In 1879 Alexander Forrest first explored the Fitzroy River then pushed on in a North-Easterly direction to the Ord River. He reported that gold may be found in the East Kimberley and the land was excellent for gazing cattle. John Adams and Phil Saunders decided to test the rumour about the gold in the Kimberley and dollied a few ounces but did not find payable gold.

In 1883 the government sent the second Forrest expedition into the Kimberley and on this occasion the party included Mr Hardman a geologist. Hardman marked his map with several places that gold was likely to be found.

Acting on this information, Charles Hall and Jack was likely set sail in a skiff from Roebourne to Derby in early 1885. They traveled along the Fitzroy River, where they found the tracks of the Forrest party and followed the Elvire River.

Hall and Slattery found the first gold in 1885 in Halls Creek.

Gold was found at dead Finish Creek to the north, 12 miles to Brockman in the west and Mount Dockrell 70 miles to the south-west .Halls party struck payable gold almost from the start .After working for  a few week Halls returned to Derby with 200 ounces of gold and reported his find , the first in Western Australia.

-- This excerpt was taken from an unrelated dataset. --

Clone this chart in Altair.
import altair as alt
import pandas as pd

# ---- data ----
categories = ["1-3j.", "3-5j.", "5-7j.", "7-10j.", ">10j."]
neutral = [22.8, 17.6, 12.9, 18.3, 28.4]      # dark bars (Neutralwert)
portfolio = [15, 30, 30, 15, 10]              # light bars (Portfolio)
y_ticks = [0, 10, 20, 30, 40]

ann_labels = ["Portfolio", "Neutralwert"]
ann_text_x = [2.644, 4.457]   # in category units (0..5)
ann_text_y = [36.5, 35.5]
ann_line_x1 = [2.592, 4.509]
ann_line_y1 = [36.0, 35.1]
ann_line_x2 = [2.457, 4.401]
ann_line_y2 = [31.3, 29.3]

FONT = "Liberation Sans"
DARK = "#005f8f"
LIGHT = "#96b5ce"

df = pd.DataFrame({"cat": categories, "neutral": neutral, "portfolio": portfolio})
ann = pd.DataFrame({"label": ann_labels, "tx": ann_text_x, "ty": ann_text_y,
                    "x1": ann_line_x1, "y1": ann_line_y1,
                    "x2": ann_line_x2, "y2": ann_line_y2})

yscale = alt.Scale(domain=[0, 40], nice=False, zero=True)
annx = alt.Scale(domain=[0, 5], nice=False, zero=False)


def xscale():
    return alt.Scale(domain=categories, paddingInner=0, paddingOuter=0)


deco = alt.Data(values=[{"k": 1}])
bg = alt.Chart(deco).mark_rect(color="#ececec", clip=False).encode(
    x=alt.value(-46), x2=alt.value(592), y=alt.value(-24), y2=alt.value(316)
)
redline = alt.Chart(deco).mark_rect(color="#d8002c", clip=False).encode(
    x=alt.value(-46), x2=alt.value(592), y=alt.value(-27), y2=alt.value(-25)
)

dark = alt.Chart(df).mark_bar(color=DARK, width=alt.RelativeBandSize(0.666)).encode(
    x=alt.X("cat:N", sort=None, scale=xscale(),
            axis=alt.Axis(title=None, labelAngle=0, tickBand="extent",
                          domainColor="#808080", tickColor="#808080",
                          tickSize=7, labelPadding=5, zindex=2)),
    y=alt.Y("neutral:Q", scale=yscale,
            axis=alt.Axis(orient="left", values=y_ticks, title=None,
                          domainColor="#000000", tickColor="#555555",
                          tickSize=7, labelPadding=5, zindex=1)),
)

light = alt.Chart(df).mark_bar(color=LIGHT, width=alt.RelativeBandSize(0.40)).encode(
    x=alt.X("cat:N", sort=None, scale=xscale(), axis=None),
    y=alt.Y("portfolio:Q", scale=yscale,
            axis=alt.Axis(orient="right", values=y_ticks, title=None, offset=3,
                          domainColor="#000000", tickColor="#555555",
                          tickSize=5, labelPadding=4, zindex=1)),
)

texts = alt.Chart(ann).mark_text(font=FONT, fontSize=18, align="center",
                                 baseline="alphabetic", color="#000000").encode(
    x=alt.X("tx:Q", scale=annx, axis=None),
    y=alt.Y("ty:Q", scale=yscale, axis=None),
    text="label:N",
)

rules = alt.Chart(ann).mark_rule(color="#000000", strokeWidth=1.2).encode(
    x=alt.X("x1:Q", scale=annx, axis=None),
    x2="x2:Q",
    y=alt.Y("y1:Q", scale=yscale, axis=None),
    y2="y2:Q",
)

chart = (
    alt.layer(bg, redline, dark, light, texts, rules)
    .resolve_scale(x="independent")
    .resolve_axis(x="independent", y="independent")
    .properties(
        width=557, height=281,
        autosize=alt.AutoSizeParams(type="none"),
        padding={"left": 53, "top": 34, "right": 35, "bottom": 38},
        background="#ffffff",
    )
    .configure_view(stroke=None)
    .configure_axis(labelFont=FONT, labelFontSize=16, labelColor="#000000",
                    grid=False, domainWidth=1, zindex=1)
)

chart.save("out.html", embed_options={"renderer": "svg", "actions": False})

Between 1885-1887 some 10,000 men landed in the Kimberley with the intention of finding gold but the conditions in Halls Creek were extremely rough with only a few finding gold of any quantity. Five thousand arrived at Wyndham and there was an endless procession from Queensland. Nobody knows how many died just getting to Halls Creek, crossing the waterless desert and crocodile infested waters - many simply turned back. When some of the men actually arrived at Halls Creek, dysentry,scurvy , sun- stroke  and simple thirst took it's toll.

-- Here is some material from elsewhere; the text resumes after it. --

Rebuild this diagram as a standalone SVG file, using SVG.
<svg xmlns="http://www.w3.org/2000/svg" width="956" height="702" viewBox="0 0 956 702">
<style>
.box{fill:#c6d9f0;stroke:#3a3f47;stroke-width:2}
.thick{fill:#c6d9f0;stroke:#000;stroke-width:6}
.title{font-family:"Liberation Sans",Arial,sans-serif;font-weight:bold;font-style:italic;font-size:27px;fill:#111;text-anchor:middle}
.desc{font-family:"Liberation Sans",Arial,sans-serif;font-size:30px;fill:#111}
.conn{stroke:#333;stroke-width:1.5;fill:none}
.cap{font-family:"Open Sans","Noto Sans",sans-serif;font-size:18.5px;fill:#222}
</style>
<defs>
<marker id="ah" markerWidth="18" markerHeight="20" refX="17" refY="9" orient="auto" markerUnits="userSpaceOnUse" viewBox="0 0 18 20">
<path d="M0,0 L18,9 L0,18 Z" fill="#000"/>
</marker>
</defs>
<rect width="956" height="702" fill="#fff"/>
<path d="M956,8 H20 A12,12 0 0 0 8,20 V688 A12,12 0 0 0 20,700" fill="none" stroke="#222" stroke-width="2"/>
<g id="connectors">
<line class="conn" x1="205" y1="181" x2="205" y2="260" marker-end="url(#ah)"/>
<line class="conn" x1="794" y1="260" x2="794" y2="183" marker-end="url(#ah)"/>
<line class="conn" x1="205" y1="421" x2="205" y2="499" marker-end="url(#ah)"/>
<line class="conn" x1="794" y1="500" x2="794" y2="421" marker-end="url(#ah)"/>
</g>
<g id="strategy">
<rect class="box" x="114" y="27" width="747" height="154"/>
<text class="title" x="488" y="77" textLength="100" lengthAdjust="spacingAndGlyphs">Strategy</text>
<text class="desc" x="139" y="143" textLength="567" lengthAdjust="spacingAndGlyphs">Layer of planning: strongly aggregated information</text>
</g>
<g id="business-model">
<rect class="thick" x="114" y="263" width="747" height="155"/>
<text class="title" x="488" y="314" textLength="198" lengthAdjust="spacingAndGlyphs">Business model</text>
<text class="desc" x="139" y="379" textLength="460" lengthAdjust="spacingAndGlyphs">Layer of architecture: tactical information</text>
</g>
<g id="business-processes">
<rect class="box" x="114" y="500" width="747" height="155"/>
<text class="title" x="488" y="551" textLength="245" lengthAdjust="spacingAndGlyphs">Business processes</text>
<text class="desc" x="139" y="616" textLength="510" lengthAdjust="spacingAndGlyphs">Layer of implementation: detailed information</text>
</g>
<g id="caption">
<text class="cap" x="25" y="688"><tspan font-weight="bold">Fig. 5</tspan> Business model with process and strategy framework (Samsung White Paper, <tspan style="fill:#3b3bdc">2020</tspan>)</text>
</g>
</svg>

In the early days of the gold rush no records or statics were recorded for either the arrivals or deaths. The Government had applied a gold tax of two shillings and sixpence an ounce. It was a very unpopular levy with the miners where gold was so hard to find in Kimberley , the diggers avoided registering and the Government had a great deal of trouble collecting the tax or statistics of any kind.

Halls Creek was now a real shanty town of wood , stone, canvas, tin, bark and spinifex. Among the humpies were two hotels, a post office and a gold warden.

A lot of gold went out of the Kimberley via the Northern territory and it was rumoured that a gold buyer was to have taken 3,000 ounces of gold at a time out of Halls Creek. It is estimated that as much as 23,000 ounces ( nearly 650 kg ) of gold was taken from the fields around Halls Creek , some unoffical estimates were as 100,000 ounces.

After the 1885 - 1887 influx many went away leaving the diggings and when gold was found at Nullagine more miners left for this new find.

The gold rush lasted only a few years as machinery was too costly to transport and the gold finds, although good, was not enough to cover expenses. The rush started in Coolgardie so most prospectors moved on leaving only the mine shafts and many unmarked graves.

Another rush occurred during the depression when men who had no money or work , tried to survive by finding gold

In 1955 Halls Creek town site was relocated 15 kilometres to the west for easier and quicker access to the airport and on less rugged terrain so that expansion of town could take place.

One mine the Ruby Queen Mine kept operating until 1954 and even today the battery is still standing. The mine is in a state of collapse but work is carried out on the creeks around the shaft.